I have little desire to see the ministry meting out punishment to Taiwanese universities at the end of this incident.
What I would like to see is for the government to start guiding universities through their current difficulties, work toward elevating our international competitiveness and make our universities sustainable. I want our institutions to redeem their honor and their principles.
LT: Amid the brouhaha over the letters of agreement, there was also a report about a former Chinese student being accused of espionage in Taiwan. With political tensions mounting over the Taiwan Strait, what do you think are the steps needed to protect academic freedoms and democracy?
Lai: In my experience, most Chinese students in Taiwan are quite innocent and full of curiosity about Taiwan.
However, in light of the tense political situation, it is probably inevitable that there will be espionage and intelligence-gathering operations in Taiwanese academia.
Anyone who is observant can see that China uses every means available to it to develop social networks in Taiwan; whether it is in the realm of economics, academics or politics, the infiltration of political power cannot be avoided.
Fundamentally, I count myself a staunch supporter of cross-strait cultural and educational exchanges. I hope the recent incidents will not lead to the cessation or disruption of ongoing dialogues, and that the government can deal with recent events with the deliberate caution that they deserve.
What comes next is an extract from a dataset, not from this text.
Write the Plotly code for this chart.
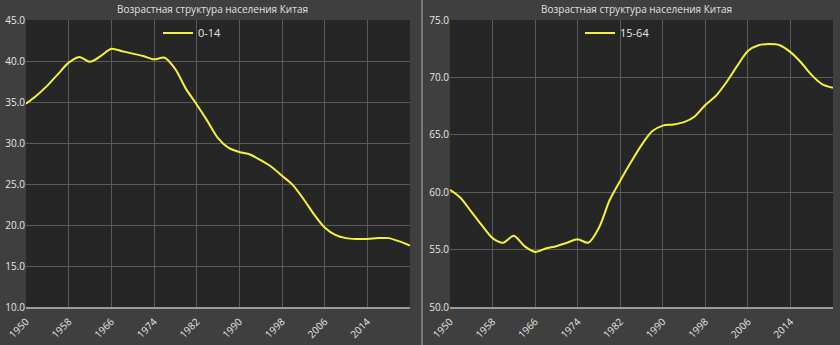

However, I make this call on Taiwanese higher education. Taiwan has experienced authoritarian rule and martial law; we have built academic freedom and democratic education after great trials, and that experience won for Taiwanese academia is its most precious asset.
Taiwanese universities should keep in mind that they must never forget this fact.
In their conduct of academic exchange, they must remember there are things beyond the pale that they must never do. No profit is worth the Taiwan’s national autonomy or the soul of higher education.